Anyone own, or has had ownership previously of a 75 Compact (or other compact model)? I am extremely fond of the standard 75 model of pistols, but feel the standard size is a bit much for carry, so thinking of the compact model.


----------



## Philco (Apr 17, 2012)

I'd suggest you take a 2075 Rami for a test run and see if it's to your liking.


----------



## Bisley (Aug 24, 2008)

I have the CZ RAMI 2075 in 9mm, and it is the sweetest shooting double-stack compact I've ever fired. I bought it cheap, several years ago, because it was from an early run that had some function problems. I sent it in to the factory and they did a major fluff and buff, mostly on the feed ramp, and it has been reliable and accurate since. Unfortunately, the RAMI gained a notoriety for being a jam-o-matic because of this early mistake that they were slow to correct, but I think they finally did correct the problem in later models. The RAMI is the only subcompact I own that has legitimate 25 yard accuracy (in my hands), and is a good looking pistol, to boot.


----------



## ronin11 (Oct 16, 2013)

CZ 75 compact, SA, 14 round magazines, rides in a TT Gunleather IWB holster. A Nice set-up that works for me. Pistol has fed & fired everything I have tried to put through it.
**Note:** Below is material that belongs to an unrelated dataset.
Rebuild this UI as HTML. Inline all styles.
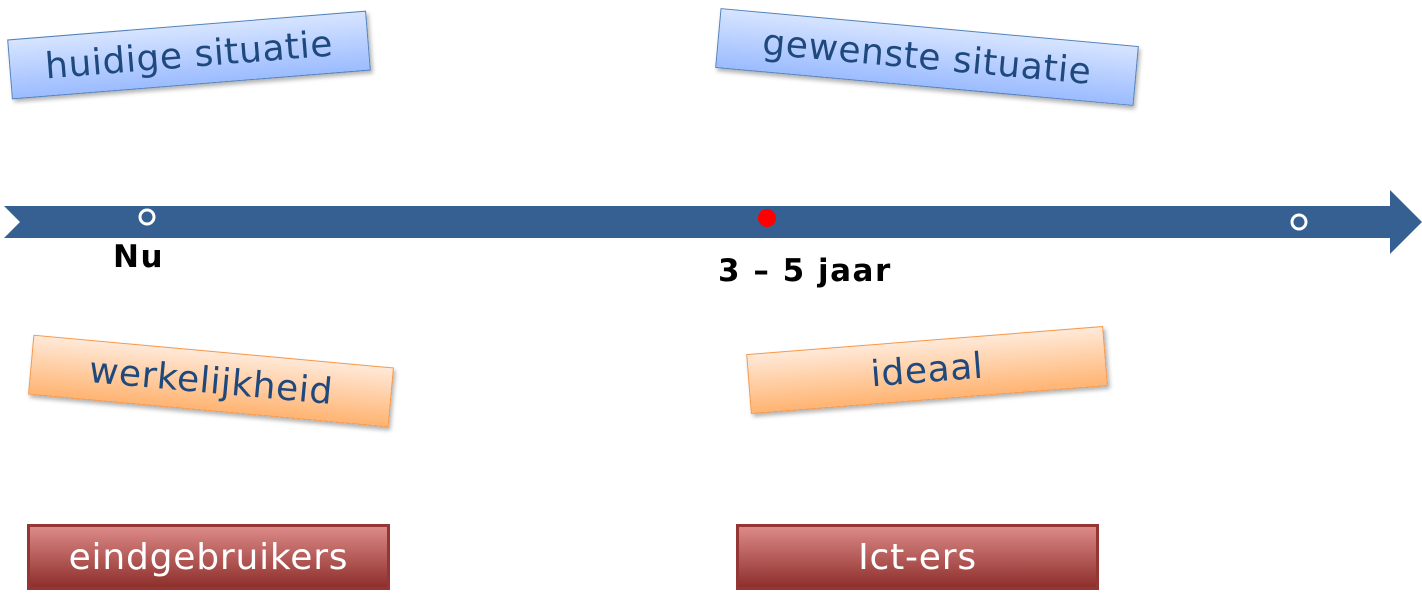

Never an issue with the 75 SA compact.


----------



## Darkstar888 (Sep 19, 2016)

I know it's not a CZ but I always have to throw in a plug for my favorite carry gun. The Walther P99c QA. Exceptional ergonomics, sexy look, 100% reliable, and very accurate. 10+1 with a full size 15rd backup mag with grip adaptor. Can't beat it as far as polymer pistols go in my opinion. Also available with a unique DA/SA striker fired trigger with decocker. German quality at its finest. 








Sent from my iPhone using Tapatalk


----------



## CW (Mar 20, 2015)

Lovin' my PCR. I replaced the grips with CZ Custom aluminum [full tread pattern], ss guide rod and optic front sight.

My hands are smaller, and the aluminum draws easier than the rubber. The FO front sight is like a red dot and makes sighting much quicker.

Compact, PCR, P-01 all are good choices.


----------



## Tubba (Oct 5, 2016)

*Glock 19*



fauxpa46 said:


> Anyone own, or has had ownership previously of a 75 Compact (or other compact model)? I am extremely fond of the standard 75 model of pistols, but feel the standard size is a bit much for carry, so thinking of the compact model.


I currently have a Glock 19 (compact) and a Glock 43 (subcompact). Both seem reliable. Had a Diamond Back DB9 prior and was very finicky about ammo.


----------